Jamais avare d’une critique à l’égard des autres responsables d’associations musulmanes du Mantois ou des Yvelines, Abdelaziz El Jaouhari est sorti de son rôle pour devenir un soutien indéfectible de Raphaël Cognet lors des élections municipales partielles de Mantes-la-Jolie du printemps 2022, notamment dans le quartier du Val-Fourré. Cet engagement qui manquait singulièrement de discernement a laissé des traces dans la communauté franco-marocaine qui n’a guère apprécié ce mélange des genres entre politique et engagement religieux.

Pour se donner une forme de respectabilité après laquelle il court depuis des années, El Jaouhari a tenté aussi de jouer les informateurs pour les services de police français. Mais les fonctionnaires des Renseignements Territoriaux (ex-Renseignements Généraux) se sont lassés d’être pris pour des gogos, les tuyaux du responsable associatif étant trop souvent percés à leur goût. Ils ont mis fin unilatéralement à la relation.

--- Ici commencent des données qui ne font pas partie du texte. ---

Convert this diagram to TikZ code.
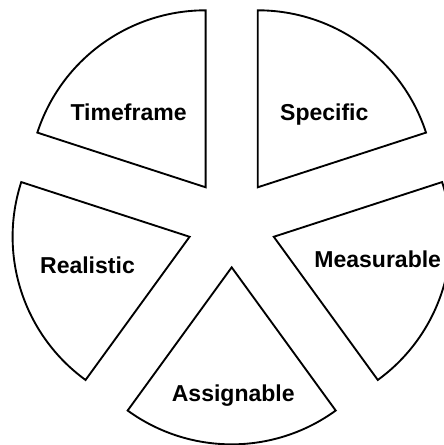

Un personnage dépeint comme « trouble »

Abdelaziz El Jaouhari, proche de n’a pas que des amis, c’est un euphémisme que de l’écrire. Quand on interroge ceux qui ont eu l’occasion de le croiser, les critiques ne manquent pas. « C’est quelqu’un qui aime beaucoup la lumière mais, dès qu’on y regarde de plus près, on s’aperçoit que c’est quelqu’un d’assez trouble. On ne lui connaît par exemple aucune activité professionnelle ni entrepreneuriale, du moins une activité officielle » tacle un fin connaisseur de la communauté musulmane du département qui poursuit : « Il a par exemple été éconduit du Collectif des Institutions Musulmanes des Yvelines (CIMY) par un conseil de discipline. Son tort, s’être exprimé dans les médias au nom du CIMY alors qu’il n’en avait pas reçu mandat par ses dirigeants ».

Beaucoup de ses agissements sont à l’avenant.

Un autre de notre interlocuteur explique : « En 2014, il est parvenu à mettre la main sur des locaux appartenant à la Ville de Mantes-la-Ville grâce à un tour de passe-passe, parvenant à déborder une autre association musulmane à qui les murs étaient destinés à l’origine. Depuis, il a monté une kyrielle d’associations dont il est le président. En fait il se sert de la religion pour exister dans le paysage. Si un jour il parvient à obtenir la nationalité française qui lui a déjà été refusée, il va tenter de faire une carrière politique. En attendant, il s’est rapproché de Raphaël Cognet et a fait campagne pour lui aux municipales ».

Pour s’attirer les bonnes grâces des Musulmans, il n’hésite pas défier les lois de la République raconte un musulman du Mantois : « Pendant le confinement, il s’est vanté d’avoir organisé des prières de nuit dans les locaux de son association alors que le couvre-feu était en vigueur. Tout ça, c’est pour plaire à la communauté. C’est comme son épicerie sociale, son institut et tout le reste ».

Une autre action d’Abdelaziz El Jaouhari, proche de Raphael Cognet, pose souci à une partie au moins des membres de la communauté musulmane, la collecte de la Zakat, l’aumône obligatoire versée annuellement en vertu des règles de solidarité de l’Islam, un de ses cinq piliers : « Il a monté un site internet baptisé Zakat78 avec lequel il collecte l’argent de l’aumône obligatoire. Mais où passe l’argent de cette collecte ? Là encore, personne ne le sait. Il est tellement roublard qu’il arrive à décourager les rares curieux qui demandent des comptes. Quant aux naïfs, ils se contentent des explications très parcellaires qui figurent sur son fameux site internet ».